A.E = ( m^2 + 2 ) ^ 2 = 0
=> m^2 + 2 = 0
=> m^2 = -2
=> m^2 = 2( i^2 )
=> m = ± √2i

I'm stuck till here, the question is, what will be the general solution of this?

This? --> y = c1 cos √2x + c2 sin √2x
Or This? --> y = c1 cos √2x + c2x sin √2x
Or Something Else??

 

[Deleted member 4993]

[ ( D^2 + 2 ) ^ 2 ] * y = 0, where D=dy/dx ------ (1)

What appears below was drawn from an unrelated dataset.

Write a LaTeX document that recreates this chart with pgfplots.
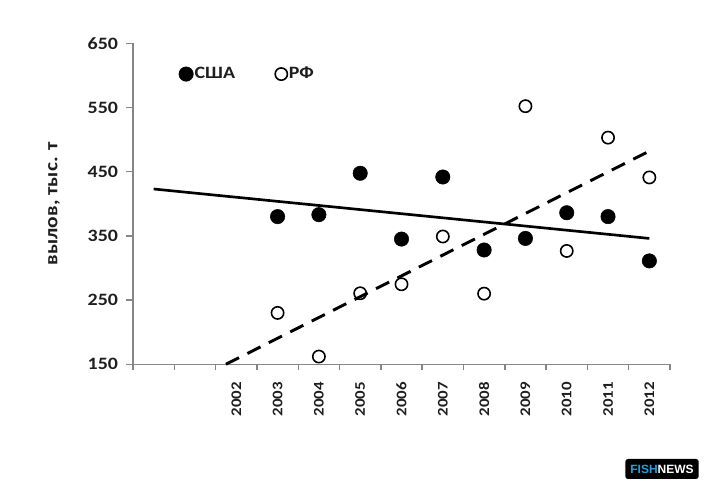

let, y=e^mx be the trial solution of the equation (1), then we get -

[ ( D^2 + 2 ) ^ 2 ] * e^mx = 0

A.E = ( m^2 + 2 ) ^ 2 = 0
=> m^2 + 2 = 0
=> m^2 = -2
=> m^2 = 2( i^2 )
=> m = ± √2i

I'm stuck till here, the question is, what will be the general solution of this?

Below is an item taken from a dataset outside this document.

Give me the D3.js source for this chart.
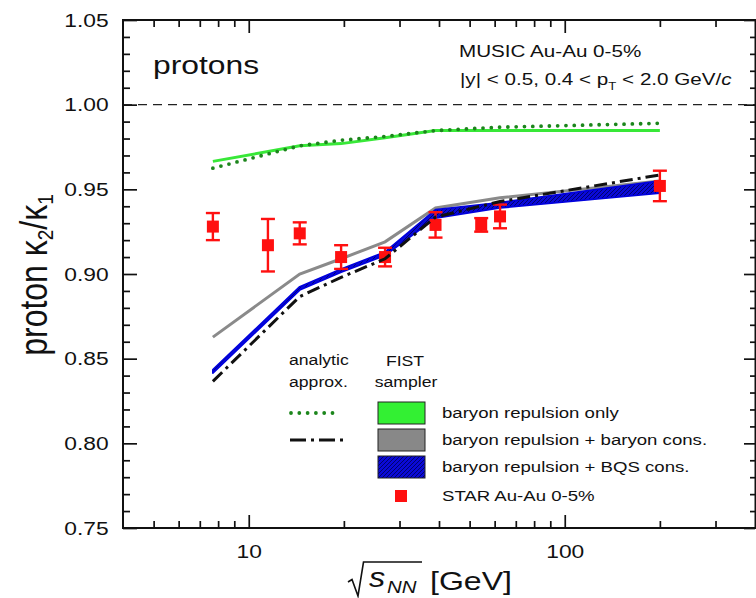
<!DOCTYPE html>
<html>
<head>
<meta charset="utf-8">
<script src="https://cdn.jsdelivr.net/npm/d3@7"></script>
<style>
body{margin:0;background:#fff}
text{font-family:"Liberation Sans",Arial,Helvetica,sans-serif;fill:#111}
</style>
</head>
<body>
<div id="chart"></div>
<script>
// FIST sampler energies (GeV)
var fistEnergy = [7.7, 14.5, 19.6, 27, 39, 62.4, 200]
var fistRepulsion = [0.9665, 0.9757, 0.977, 0.9805, 0.9847, 0.9847, 0.9847]
var fistBaryonCons = [0.8627, 0.900, 0.909, 0.919, 0.939, 0.945, 0.955]
var fistBQSLow = [0.8415, 0.8905, 0.901, 0.911, 0.933, 0.939, 0.9477]
var fistBQSHigh = [0.8435, 0.8925, 0.903, 0.913, 0.938, 0.9422, 0.955]
// analytic approximation
var analyticRepulsion = [0.9625, 0.9757, 0.979, 0.9812, 0.9847, 0.9867, 0.989]
var analyticBaryonCons = [0.8366, 0.8867, 0.898, 0.909, 0.9336, 0.9428, 0.9585]
// STAR data
var starEnergy = [7.7, 11.5, 14.5, 19.6, 27, 39, 54.4, 62.4, 200]
var starValue = [0.928, 0.917, 0.924, 0.910, 0.910, 0.929, 0.929, 0.934, 0.952]
var starError = [0.008, 0.0155, 0.0065, 0.007, 0.0055, 0.0075, 0.004, 0.007, 0.009]
// ticks
var xMajor = [10, 100]
var xMinor = [5, 6, 7, 8, 9, 20, 30, 40, 50, 60, 70, 80, 90, 200, 300]
var yMajor = [0.75, 0.80, 0.85, 0.90, 0.95, 1.00, 1.05]
var yMinor = d3.range(75, 106).map(function(d){return d/100}).filter(function(d){return Math.round(d*100)%5!=0})

var width = 756, height = 598
var pLeft = 123, pRight = 755, pTop = 20, pBottom = 528
var SX = 1.2 // the original figure is stretched sideways

var x = d3.scaleLog().domain([4, 400]).range([pLeft, pRight])
var y = d3.scaleLinear().domain([0.75, 1.05]).range([pBottom, pTop])

var svg = d3.select("#chart").append("svg").attr("width", width).attr("height", height)

var defs = svg.append("defs")
var hatch = defs.append("pattern").attr("id", "hatch").attr("patternUnits", "userSpaceOnUse")
	.attr("width", 4).attr("height", 4)
hatch.append("rect").attr("width", 4).attr("height", 4).attr("fill", "#0a0ad8")
hatch.append("path").attr("d", "M-1,1 l2,-2 M0,4 l4,-4 M3,5 l2,-2")
	.attr("stroke", "#000060").attr("stroke-width", 0.9)

defs.append("clipPath").attr("id", "plotclip").append("rect")
	.attr("x", pLeft).attr("y", pTop).attr("width", pRight - pLeft).attr("height", pBottom - pTop)

// stretched text helper
function stext(g, px, py, size, anchor){
	return g.append("g").attr("transform", "translate(" + px + "," + py + ") scale(" + SX + ",1)")
		.append("text").attr("text-anchor", anchor || "start").style("font-size", size + "px")
}

// ticks
function ticks(axis, pos, vals, size, labels){
	var g = svg.append("g").attr("transform", pos)
		.call(axis.tickValues(vals).tickSize(-size).tickPadding(labels ? labels.pad : 0)
			.tickFormat(labels ? labels.fmt : ""))
	g.select(".domain").remove()
	g.selectAll("line").attr("stroke", "#111").attr("stroke-width", 1.7)
	g.selectAll("text").style("font-size", "19px").attr("fill", "#111")
		.attr("transform", "scale(" + SX + ",1)")
	return g
}
ticks(d3.axisBottom(x), "translate(0," + pBottom + ")", xMinor, 7)
ticks(d3.axisBottom(x), "translate(0," + pBottom + ")", xMajor, 13, {pad: 17, fmt: d3.format("d")})
ticks(d3.axisTop(x), "translate(0," + pTop + ")", xMinor, 7)
ticks(d3.axisTop(x), "translate(0," + pTop + ")", xMajor, 13)
ticks(d3.axisLeft(y), "translate(" + pLeft + ",0)", yMinor, 7)
ticks(d3.axisLeft(y), "translate(" + pLeft + ",0)", yMajor, 14, {pad: 12, fmt: d3.format(".2f")})
ticks(d3.axisRight(y), "translate(" + pRight + ",0)", yMinor, 5)
ticks(d3.axisRight(y), "translate(" + pRight + ",0)", yMajor, 11)

// reference line at 1
svg.append("line").attr("x1", pLeft).attr("x2", pRight).attr("y1", y(1)).attr("y2", y(1))
	.attr("stroke", "#222").attr("stroke-width", 1.4).attr("stroke-dasharray", "9,6")

var plot = svg.append("g").attr("clip-path", "url(#plotclip)")
var line = d3.line().x(function(d){return x(d[0])}).y(function(d){return y(d[1])})
function pairs(xs, ys){ return xs.map(function(v, i){return [v, ys[i]]}) }

// FIST baryon repulsion only
plot.append("path").attr("d", line(pairs(fistEnergy, fistRepulsion)))
	.attr("fill", "none").attr("stroke", "#38e838").attr("stroke-width", 3)
// analytic repulsion only (dotted)
plot.append("path").attr("d", line(pairs(fistEnergy, analyticRepulsion)))
	.attr("fill", "none").attr("stroke", "#1c861c").attr("stroke-width", 3.8)
	.attr("stroke-linecap", "round").attr("stroke-dasharray", "0,8.3")
// FIST baryon cons.
plot.append("path").attr("d", line(pairs(fistEnergy, fistBaryonCons)))
	.attr("fill", "none").attr("stroke", "#8a8a8a").attr("stroke-width", 3)
// FIST BQS cons. band
var band = d3.area().x(function(d, i){return x(fistEnergy[i])})
	.y0(function(d, i){return y(fistBQSLow[i])}).y1(function(d, i){return y(fistBQSHigh[i])})
plot.append("path").attr("d", band(fistEnergy))
	.attr("fill", "url(#hatch)").attr("stroke", "#0000dd").attr("stroke-width", 1.7)
	.attr("stroke-linejoin", "round")

// STAR points
var star = plot.selectAll(".star").data(starEnergy).enter().append("g")
star.append("line").attr("x1", function(d){return x(d)}).attr("x2", function(d){return x(d)})
	.attr("y1", function(d, i){return y(starValue[i] + starError[i])})
	.attr("y2", function(d, i){return y(starValue[i] - starError[i])})
	.attr("stroke", "#ff1010").attr("stroke-width", 2.4)
star.each(function(d, i){
	var g = d3.select(this)
	;[starValue[i] + starError[i], starValue[i] - starError[i]].forEach(function(v){
		g.append("line").attr("x1", x(d) - 7).attr("x2", x(d) + 7).attr("y1", y(v)).attr("y2", y(v))
			.attr("stroke", "#ff1010").attr("stroke-width", 2.4)
	})
})
star.append("rect").attr("x", function(d){return x(d) - 6})
	.attr("y", function(d, i){return y(starValue[i]) - 6})
	.attr("width", 12).attr("height", 12).attr("fill", "#ff1010")

// analytic baryon cons. (dash-dot)
plot.append("path").attr("d", line(pairs(fistEnergy, analyticBaryonCons)))
	.attr("fill", "none").attr("stroke", "#111").attr("stroke-width", 3)
	.attr("stroke-dasharray", "13,5,3,5")

// frame
svg.append("rect").attr("x", pLeft).attr("y", pTop).attr("width", pRight - pLeft + 0.5).attr("height", pBottom - pTop)
	.attr("fill", "none").attr("stroke", "#111").attr("stroke-width", 2)

// texts inside plot
stext(svg, 153, 74, 26.5).text("protons")
stext(svg, 459, 57, 17.2).text("MUSIC Au-Au 0-5%")
var cond = stext(svg, 460, 85, 17.2)
cond.append("tspan").text("|y| < 0.5, 0.4 < p")
cond.append("tspan").attr("dy", 5).style("font-size", "11px").text("T")
cond.append("tspan").attr("dy", -5).text(" < 2.0 GeV/")
cond.append("tspan").style("font-style", "italic").text("c")

// legend
stext(svg, 289, 365, 14.7).text("analytic")
stext(svg, 289, 387, 14.7).text("approx.")
stext(svg, 405, 366, 14.7, "middle").text("FIST")
stext(svg, 406, 387, 14.7, "middle").text("sampler")

svg.append("line").attr("x1", 291).attr("x2", 338).attr("y1", 413).attr("y2", 413)
	.attr("stroke", "#1c861c").attr("stroke-width", 3.8).attr("stroke-linecap", "round")
	.attr("stroke-dasharray", "0,8.3")
svg.append("line").attr("x1", 290).attr("x2", 343).attr("y1", 440).attr("y2", 440)
	.attr("stroke", "#111").attr("stroke-width", 3).attr("stroke-dasharray", "16,5,3,5")

var boxes = [
	{fill: "#33f033", y: 402, text: "baryon repulsion only"},
	{fill: "#888888", y: 429, text: "baryon repulsion + baryon cons."},
	{fill: "url(#hatch)", y: 456, text: "baryon repulsion + BQS cons."}
]
boxes.forEach(function(b){
	svg.append("rect").attr("x", 378).attr("y", b.y).attr("width", 47).attr("height", 22)
		.attr("fill", b.fill).attr("stroke", "#222").attr("stroke-width", 1)
	stext(svg, 442, b.y + 11, 15.5).attr("dy", "0.35em").text(b.text)
})
svg.append("rect").attr("x", 395).attr("y", 490).attr("width", 12).attr("height", 12).attr("fill", "#ff1010")
stext(svg, 442, 496, 15.5).attr("dy", "0.35em").text("STAR Au-Au 0-5%")

// y axis title
var yt = svg.append("g").attr("transform", "translate(47,275) rotate(-90) scale(1," + SX + ")")
	.append("text").attr("text-anchor", "middle").style("font-size", "32px")
yt.append("tspan").text("proton κ")
yt.append("tspan").attr("dy", 5).style("font-size", "19px").text("2")
yt.append("tspan").attr("dy", -5).text("/κ")
yt.append("tspan").attr("dy", 5).style("font-size", "19px").text("1")

// x axis title
svg.append("path").attr("d", "M348,582 L352,579.5 L358,596 L363.5,562 L422,562")
	.attr("fill", "none").attr("stroke", "#111").attr("stroke-width", 1.6)
stext(svg, 369, 587, 27).style("font-style", "italic").text("s")
stext(svg, 387, 593, 17).style("font-style", "italic").text("NN")
stext(svg, 430, 590, 26.7).text("[GeV]")
</script>
</body>
</html>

This? --> y = c1 cos √2x + c2 sin √2x
Or This? --> y = c1 cos √2x + c2x sin √2x
Or Something Else??

The best way to check your solutions is to:

differentiate the proposed solutions (find D and D²) and substitute those in your original DE - look which one of those satisfy the DE.

 

[HallsofIvy]

This isn't so much a problem in differential equations as a problem in basic algebra. A fourth degree equation will have four solutions (possibly duplicates). The characteristic equation here, \(\displaystyle (m^2+ 2)^2= 0\) is a fourth degree equation. What are its four solutions?

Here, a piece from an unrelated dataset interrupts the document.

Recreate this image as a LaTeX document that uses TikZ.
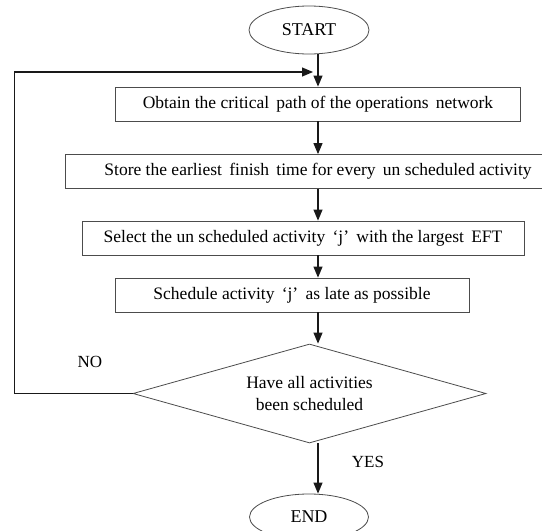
\documentclass[tikz,border=0pt]{standalone}
\usepackage{fontspec}
\setmainfont{Liberation Serif}
\usetikzlibrary{shapes.geometric,arrows.meta}

\tikzset{
  stepbox/.style={draw=black!70, line width=0.8pt, minimum height=34pt, inner sep=0pt, font=\fontsize{17.5}{20}\selectfont},
  term/.style={draw=black!70, ellipse, line width=0.8pt, minimum width=120pt, minimum height=48pt, inner sep=0pt, font=\fontsize{18}{21}\selectfont},
  arr/.style={-{Triangle[length=11pt,width=9pt]}, line width=1.1pt, black!90}
}

\begin{document}
\begin{tikzpicture}[x=1pt,y=-1pt]
		\useasboundingbox (0,0) rectangle (542,531);
		\node[term] (start) at (309,30) {START};
		\node[stepbox, minimum width=405pt] (b1) at (318,104) {Obtain the critical\, path of the operations\, network};
		\node[stepbox, minimum width=506pt] (b2) at (318,171.5) {Store the earliest\, finish\, time for every\, un scheduled activity};
		\node[stepbox, minimum width=442pt] (b3) at (303,238) {Select the un scheduled activity\, `j'\, with the largest\, EFT};
		\node[stepbox, minimum width=354pt] (b4) at (292,295) {Schedule activity\, `j'\, as late as possible};
		\node[draw=black!70, diamond, aspect=3.57, line width=0.8pt, minimum width=353pt, minimum height=99pt, inner sep=0pt, align=center, font=\fontsize{17.5}{21.5}\selectfont] (dec) at (309.5,393.5) {Have all activities\\been scheduled};
		\node[term, minimum width=119pt, minimum height=46pt] (end) at (309,517) {END};
		\coordinate (ax) at (318,0);
		\coordinate (join) at (313,72);
		\coordinate (lft) at (14.5,72);
		\draw[arr] (start.south -| ax) -- (b1.north -| ax);
		\draw[arr] (b1.south -| ax) -- (b2.north -| ax);
		\draw[arr] (b2.south -| ax) -- (b3.north -| ax);
		\draw[arr] (b3.south -| ax) -- (b4.north -| ax);
		\draw[arr] (b4.south -| ax) -- (dec.north -| ax);
		\draw[arr] (dec.south -| ax) -- (end.north -| ax);
		\draw[arr] (dec.west) -| (lft) -- (join);
		\node[font=\fontsize{17}{20}\selectfont] (no) at (90,362) {NO};
		\node[font=\fontsize{17}{20}\selectfont] (yes) at (368,462) {YES};
	\end{tikzpicture}
\end{document}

Getting back to the differential equation, the set of all solutions to an "n" order linear, homogenous, differential equation form a n dimensional vector space. That means that the general solution can be written as a linear combination of n independent solutions. Here, n= 4. What are those four independent solutions.

 

[DrPhil]

[ ( D^2 + 2 ) ^ 2 ] * y = 0, where D=dy/dx ------ (1)

let, y=e^mx be the trial solution of the equation (1), then we get -

[ ( D^2 + 2 ) ^ 2 ] * e^mx = 0

A.E = ( m^2 + 2 ) ^ 2 = 0 This is 4th order - expect 4 roots
=> ±(m^2 + 2) = 0........Repeated roots
=> m^2 = -2
=> m^2 = 2( i^2 )
=> m = ± √2i

I'm stuck till here, the question is, what will be the general solution of this?

This? --> y = c1 cos √2x + c2 sin √2x
Or This? --> y = c1 cos √2x + c2x sin √2x
Or Something Else??

Probably have cosine, sine, AND x*cosine and x*sine